Investing.com – Federal Reserve chair Janet Yellen made no mention of monetary policy or the economy in her highly anticipated remarks Friday at Jackson Hole Economic Symposium.
In a speech titled “Financial Stability a Decade after the Onset of the Crisis”, Yellen focused on the fact that any changes to financial regulation should be “modest” and suggested that “substantial progress” had been made on the Fed’s dual mandate.
The speech could best be described as a defense of regulatory reforms implemented since the crisis and a warning against their removal.
“Because of the reforms that strengthened our financial system, and with support from monetary and other policies, credit is available on good terms, and lending has advanced broadly in line with economic activity in recent years, contributing to today's strong economy,” Yellen explained in her remarks.
"The Federal Reserve is committed to evaluating where reforms are working and where improvements are needed to most efficiently maintain a resilient financial system," she added.
The Fed chief made no comment on the future of monetary policy with neither inflation, interest rates or balance sheet mentioned even once in the 15 page document.
Though experts widely expect the Fed to announce plans for balance sheet reduction at the next policy meeting on September 20 and repeat their call for a further rate hike this year, markets appeared to react Friday to the lack of additional details.
The dollar turned lower and extended losses following the remarks.

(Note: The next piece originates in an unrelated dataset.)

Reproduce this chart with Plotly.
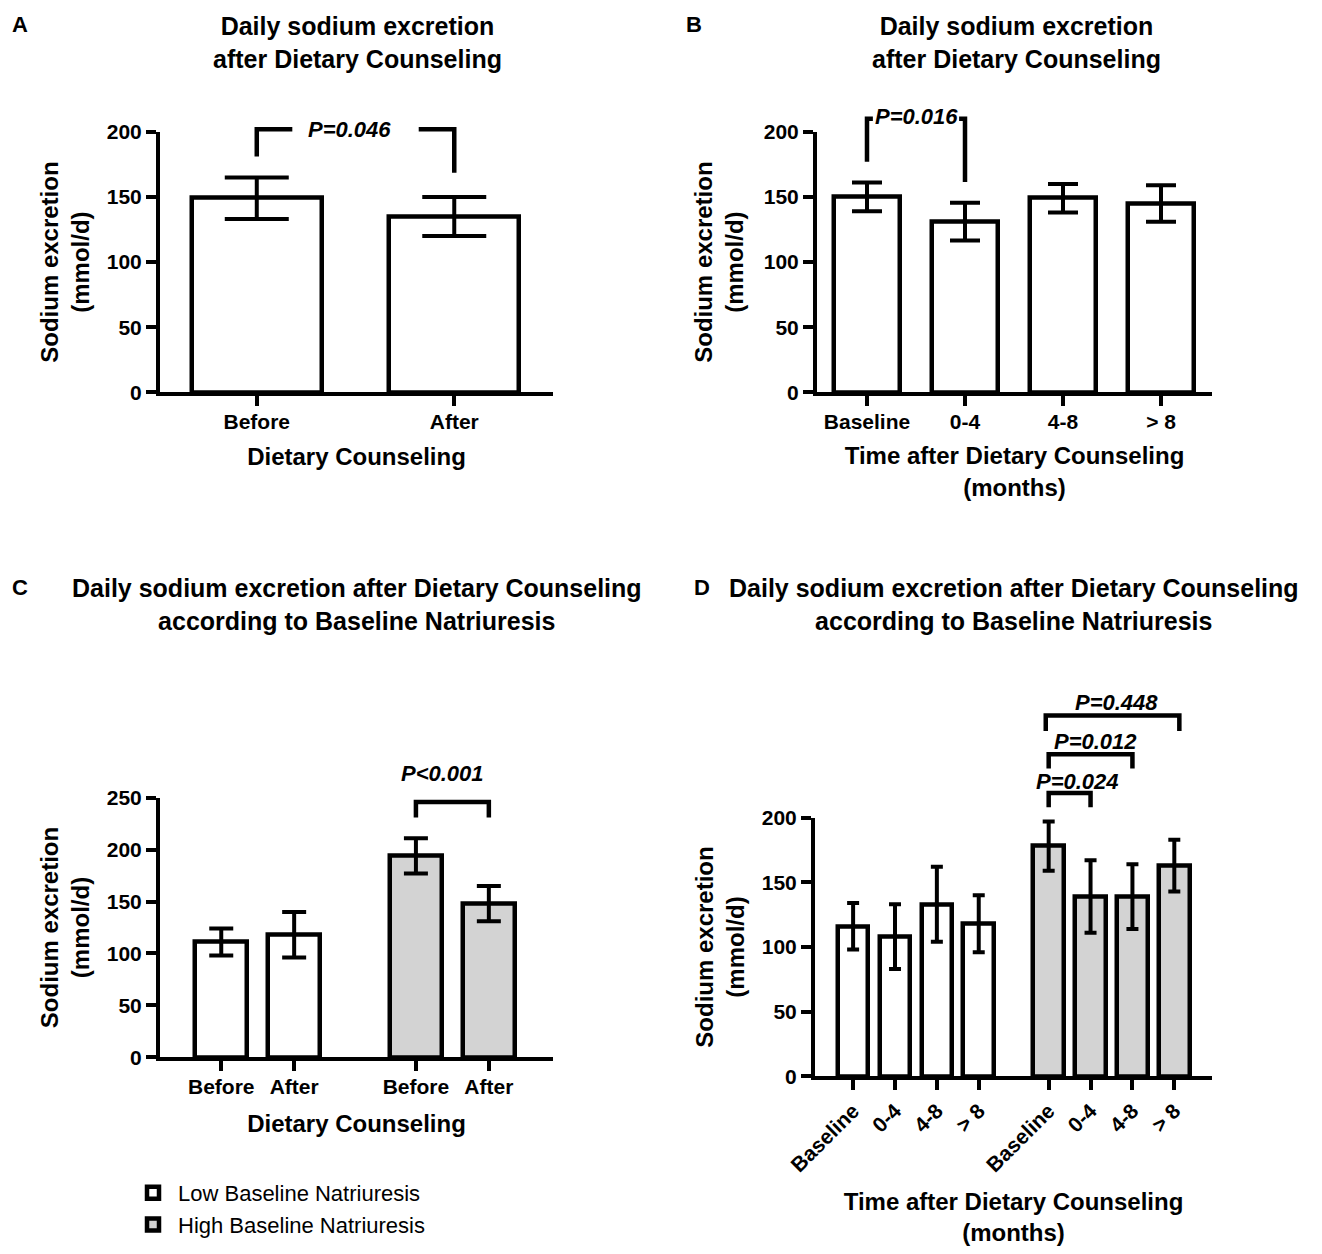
import plotly.graph_objects as go

# ---------------- data ----------------
a_categories = ["Before", "After"]
a_means = [149, 135]
a_sem = [16, 15]

b_categories = ["Baseline", "0-4", "4-8", "> 8"]
b_means = [150, 131, 149, 145]
b_sem = [11, 14.5, 11, 14]

c_categories = ["Before", "After"]
c_low_means = [111, 118]
c_low_sem = [13, 22]
c_high_means = [194, 148]
c_high_sem = [17, 17]

d_categories = ["Baseline", "0-4", "4-8", "> 8"]
d_low_means = [116, 108, 133, 118]
d_low_sem = [18, 25, 29, 22]
d_high_means = [178, 139, 139, 163]
d_high_sem = [19, 28, 25, 20]

group_names = ["Low Baseline Natriuresis", "High Baseline Natriuresis"]

a_yticks = [0, 50, 100, 150, 200]
c_yticks = [0, 50, 100, 150, 200, 250]

# p-value labels
a_p = "P=0.046"
b_p = "P=0.016"
c_p = "P<0.001"
d_p = ["P=0.024", "P=0.012", "P=0.448"]

# ---------------- layout helpers ----------------
W, H = 1322, 1254          # browser window
PAD = 8                     # default body margin of the html page
FW, FH = W - 2 * PAD, H - 2 * PAD
FONT = "Liberation Sans, Arial, Helvetica, sans-serif"
LOW_FILL = "white"
HIGH_FILL = "#d3d3d3"

# bar slot positions for the grouped panels (gap between groups)
c_low_x = [0, 1]
c_high_x = [2.67, 3.67]
d_low_x = [0, 1, 2, 3]
d_high_x = [4.67, 5.67, 6.67, 7.67]


def fx(p):
    return (p - PAD) / FW


def fy(p):
    return 1 - (p - PAD) / FH


# pixel boxes of the four plot areas: (left, right), (bottom, top), ymax
panels = {
    "A": dict(x=(160, 553), y=(393, 132), ymax=200),
    "B": dict(x=(817, 1212), y=(393, 132), ymax=200),
    "C": dict(x=(160, 553), y=(1059, 799), ymax=250),
    "D": dict(x=(815, 1212), y=(1078, 819), ymax=200),
}


def yv(panel, v):
    """convert a data value of a panel's y axis to paper coordinates"""
    p = panels[panel]
    b, t = fy(p["y"][0]), fy(p["y"][1])
    return b + v / p["ymax"] * (t - b)


def bar_style(fill):
    return dict(color=fill, line=dict(color="black", width=4.5))


def err(arr, cap):
    return dict(type="data", array=arr, symmetric=True, color="black",
                thickness=4, width=cap)


fig = go.Figure()

# Panel A
fig.add_trace(go.Bar(x=a_categories, y=a_means, error_y=err(a_sem, 32),
                     marker=bar_style(LOW_FILL), width=0.66,
                     xaxis="x", yaxis="y", showlegend=False))
# Panel B
fig.add_trace(go.Bar(x=b_categories, y=b_means, error_y=err(b_sem, 15),
                     marker=bar_style(LOW_FILL), width=0.68,
                     xaxis="x2", yaxis="y2", showlegend=False))
# Panel C
fig.add_trace(go.Bar(x=c_low_x, y=c_low_means, error_y=err(c_low_sem, 12),
                     marker=bar_style(LOW_FILL), width=0.71, name=group_names[0],
                     legendgroup="low", xaxis="x3", yaxis="y3", showlegend=True))
fig.add_trace(go.Bar(x=c_high_x, y=c_high_means, error_y=err(c_high_sem, 12),
                     marker=bar_style(HIGH_FILL), width=0.71, name=group_names[1],
                     legendgroup="high", xaxis="x3", yaxis="y3", showlegend=True))
# Panel D
fig.add_trace(go.Bar(x=d_low_x, y=d_low_means, error_y=err(d_low_sem, 6),
                     marker=bar_style(LOW_FILL), width=0.73, name=group_names[0],
                     legendgroup="low", xaxis="x4", yaxis="y4", showlegend=False))
fig.add_trace(go.Bar(x=d_high_x, y=d_high_means, error_y=err(d_high_sem, 6),
                     marker=bar_style(HIGH_FILL), width=0.73, name=group_names[1],
                     legendgroup="high", xaxis="x4", yaxis="y4", showlegend=False))

tickfont = dict(family=FONT, size=21, color="black", weight="bold")
titlefont = dict(family=FONT, size=24, color="black", weight="bold")
axis_common = dict(showline=True, linecolor="black", linewidth=4, ticks="outside",
                   ticklen=10, tickwidth=4, tickcolor="black", showgrid=False,
                   zeroline=False, tickfont=tickfont, automargin=False,
                   fixedrange=True)

ytitle = "Sodium excretion<br>(mmol/d)"

fig.update_layout(
    xaxis=dict(axis_common, domain=[fx(160), fx(553)], anchor="y",
               range=[-0.49, 1.5], type="category", ticklabelstandoff=-3,
               title=dict(text="Dietary Counseling", font=titlefont, standoff=18)),
    yaxis=dict(axis_common, domain=[fy(393), fy(132)], anchor="x",
               range=[0, 200], tickvals=a_yticks,
               title=dict(text=ytitle, font=titlefont, standoff=11)),
    xaxis2=dict(axis_common, domain=[fx(817), fx(1212)], anchor="y2",
                range=[-0.51, 3.52], type="category", ticklabelstandoff=-3,
                title=dict(text="Time after Dietary Counseling<br>(months)",
                           font=titlefont, standoff=17)),
    yaxis2=dict(axis_common, domain=[fy(393), fy(132)], anchor="x2",
                range=[0, 200], tickvals=a_yticks,
                title=dict(text=ytitle, font=titlefont, standoff=14)),
    xaxis3=dict(axis_common, domain=[fx(160), fx(553)], anchor="y3",
                range=[-0.84, 4.55], tickvals=c_low_x + c_high_x,
                ticktext=c_categories + c_categories, ticklabelstandoff=-3,
                title=dict(text="Dietary Counseling", font=titlefont, standoff=20)),
    yaxis3=dict(axis_common, domain=[fy(1059), fy(799)], anchor="x3",
                range=[0, 250], tickvals=c_yticks,
                title=dict(text=ytitle, font=titlefont, standoff=11)),
    xaxis4=dict(axis_common, domain=[fx(815), fx(1212)], anchor="y4",
                range=[-0.91, 8.57], tickvals=d_low_x + d_high_x,
                ticktext=d_categories + d_categories, tickangle=-45,
                title=dict(text="Time after Dietary Counseling<br>(months)",
                           font=titlefont, standoff=36)),
    yaxis4=dict(axis_common, domain=[fy(1078), fy(819)], anchor="x4",
                range=[0, 200], tickvals=a_yticks,
                title=dict(text=ytitle, font=titlefont, standoff=11)),
    width=FW, height=FH,
    margin=dict(l=0, r=0, t=0, b=0),
    plot_bgcolor="white", paper_bgcolor="white",
    font=dict(family=FONT, color="black"),
    bargap=0,
    legend=dict(x=fx(128), y=fy(1174), xanchor="left", yanchor="top",
                font=dict(family=FONT, size=22, color="black"),
                bgcolor="rgba(0,0,0,0)", itemwidth=40, tracegroupgap=0,
                traceorder="normal"),
)

annotations = []
title_font = dict(family=FONT, size=25, color="black", weight="bold")
letter_font = dict(family=FONT, size=22, color="black", weight="bold")

# panel letters
for letter, (lx, ly) in {"A": (10, 25), "B": (684, 25), "C": (10, 588), "D": (692, 588)}.items():
    annotations.append(dict(text=letter, x=fx(lx), y=fy(ly), xref="paper", yref="paper",
                            xanchor="left", yanchor="middle", showarrow=False, font=letter_font))

# panel titles
titles = [
    ("Daily sodium excretion<br>after Dietary Counseling", 357, 43),
    ("Daily sodium excretion<br>after Dietary Counseling", 1016, 43),
    ("Daily sodium excretion after Dietary Counseling<br>according to Baseline Natriuresis", 357, 605),
    ("Daily sodium excretion after Dietary Counseling<br>according to Baseline Natriuresis", 1014, 605),
]
for t, tx, ty in titles:
    annotations.append(dict(text=t, x=fx(tx), y=fy(ty), xref="paper", yref="paper",
                            xanchor="center", yanchor="middle", align="center",
                            showarrow=False, font=title_font))

p_font = dict(family=FONT, size=22, color="black", weight="bold", style="italic")


def p_label(text, x, panel, v, xref):
    annotations.append(dict(text=text, x=x, y=yv(panel, v), xref=xref, yref="paper",
                            xanchor="center", yanchor="middle", showarrow=False,
                            font=p_font))


p_label(a_p, 0.47, "A", 201.5, "x")
p_label(b_p, 0.5, "B", 211.5, "x2")
p_label(c_p, 3.04, "C", 273, "x3")
p_label(d_p[0], 5.35, "D", 228, "x4")
p_label(d_p[1], 5.78, "D", 259, "x4")
p_label(d_p[2], 6.3, "D", 289, "x4")

shapes = []


def path(panel, xref, pts):
    d = "M" + " L".join(f"{x},{yv(panel, v)}" for x, v in pts)
    shapes.append(dict(type="path", path=d, xref=xref, yref="paper",
                       line=dict(color="black", width=4.5)))


# A bracket (broken around the label)
path("A", "x", [(0, 181), (0, 202), (0.18, 202)])
path("A", "x", [(0.82, 202), (1, 202), (1, 168.5)])
# B bracket
path("B", "x2", [(0, 177), (0, 210), (0.06, 210)])
path("B", "x2", [(0.94, 210), (1, 210), (1, 161.5)])
# C bracket
path("C", "x3", [(c_high_x[0], 231), (c_high_x[0], 246), (c_high_x[1], 246), (c_high_x[1], 231)])
# D brackets
path("D", "x4", [(d_high_x[0], 208), (d_high_x[0], 219), (d_high_x[1], 219), (d_high_x[1], 208)])
path("D", "x4", [(d_high_x[0], 238), (d_high_x[0], 249), (d_high_x[2], 249), (d_high_x[2], 238)])
path("D", "x4", [(d_high_x[0] - 0.07, 267), (d_high_x[0] - 0.07, 279), (d_high_x[3] + 0.12, 279), (d_high_x[3] + 0.12, 267)])

fig.update_layout(annotations=annotations, shapes=shapes)

fig.write_html("out.html")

The US dollar index, which tracks the greenback against a basket of six major rivals, was down 0.40% at 92.86 by 10:23AM ET (14:23GMT), compared to 93.22 ahead of the speech.

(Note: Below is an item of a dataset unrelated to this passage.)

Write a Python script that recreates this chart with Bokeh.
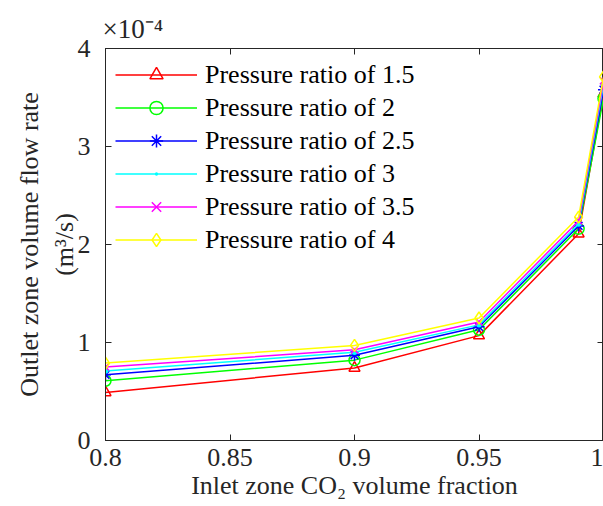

In a similar fashion, gold switched directions and headed higher on the lack of reference to the removal of Fed policy. At 10:28AM ET (14:28GMT), gold for December delivery on the Comex division of the New York Mercantile Exchange gained $2.84 cents, or 0.22%, to trade at $1,294.84, compared to $1,286.43 before the remarks were released.
Likewise, markets reacted to Yellen’s comments by lowering bets for a Fed rate hike this year.
Odds that the Fed would not in fact increase by another 25 basis points by the end of 2017 rose to 62.8%, from the prior chance of 54.4% for them to remain unchanged, according to Investing.com's Fed Rate Monitor Tool.
In fact, Fed fund futures now price in June 2018 as the first time the odds for a hike pass the 50% threshold, as compared to March before Yellen spoke.